We are having conversations across the UK, including with local leaders, of which the hon. Gentleman is a distinguished example, and I look forward to continuing those discussions so that we can set out the prospectus.
My right hon. Friend was right to tell the Business, Energy and Industrial Strategy Committee that business was crying out for clarity on Brexit, but we cannot have that clarity until we have a meaningful vote. Will my right hon. Friend therefore confirm that the Government will bring that meaningful vote back to the House as a matter of urgency? It would be wholly irresponsible for it to be held within a matter of days before we are due to leave the European Union.
My right hon. Friend is right to say that we need to bring certainty and enable businesses to plan for the future, but she is also fortunate, in that the Prime Minister is about to make a statement on the matter.
The mineworkers’ pension scheme has boosted Government coffers by billions while ex-miners and their widows receive an average pension of £80 a week. Will the Secretary of State meet miners’ representatives and the trustees of the scheme to hammer out a fairer pension deal?
As the very proud daughter-in-law of a miner’s widow who benefits from the scheme, I take its stewardship very seriously.

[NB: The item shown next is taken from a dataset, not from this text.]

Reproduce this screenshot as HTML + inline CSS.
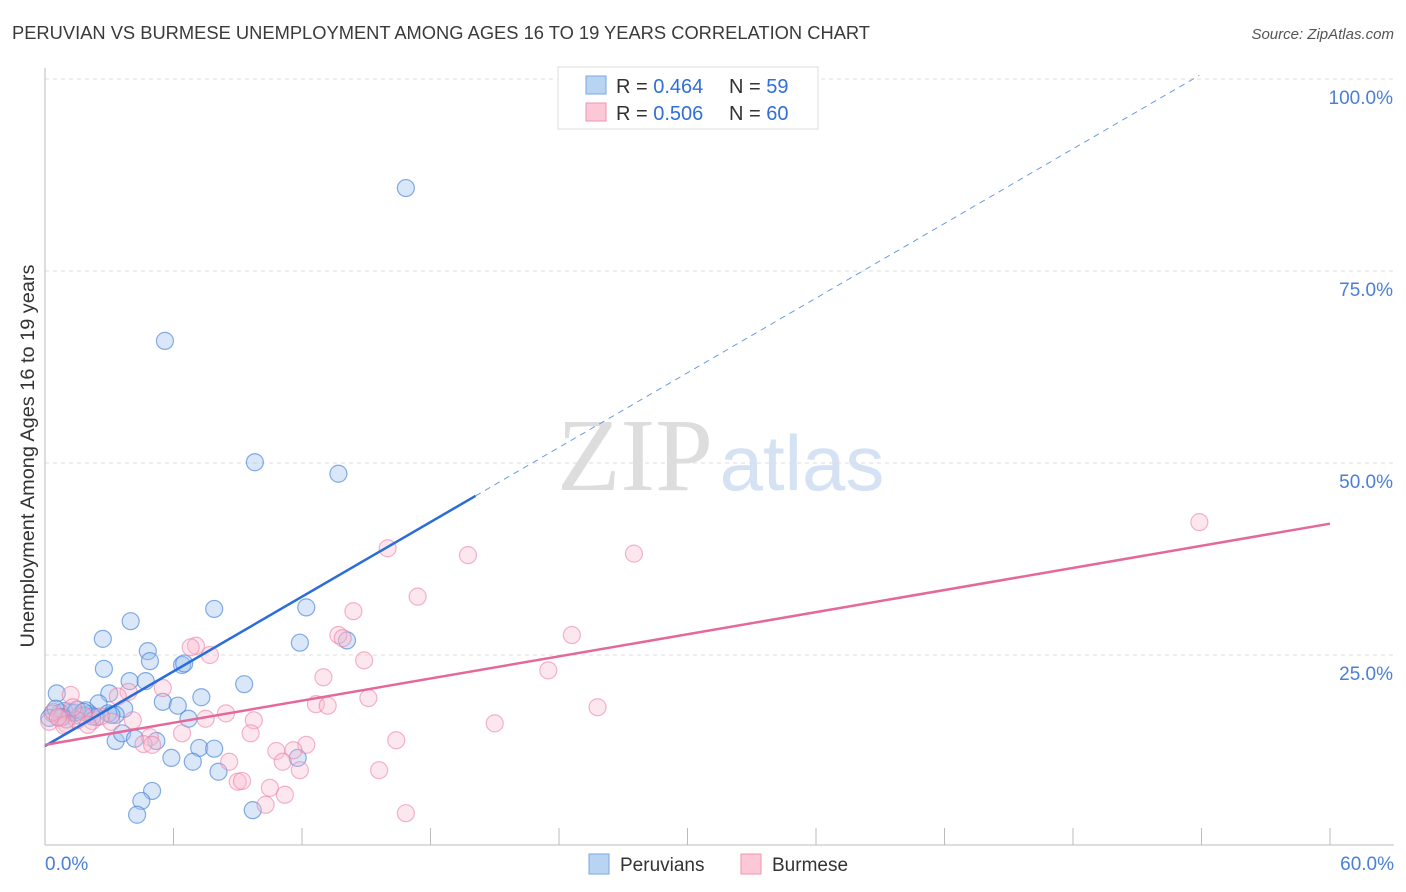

I believe that it will be debated in the House in a couple of days, and I should be delighted to discuss it further. I should point out that the extraordinary arrangements that were developed between the Government and the trustees have delivered much higher returns to the beneficiaries than similar schemes, but I continue to be happy to meet Members to discuss the issue.
On a point of order, Mr Speaker.
I am extraordinarily grateful to the hon. Lady, but I think it can wait.
No, I think it can wait. I look forward to it with interest and enthusiasm, but—
It relates to the questions.
It may do, but the Prime Minister is waiting to address the House, and I think that people want to hear her. We will hear the hon. Lady in due course.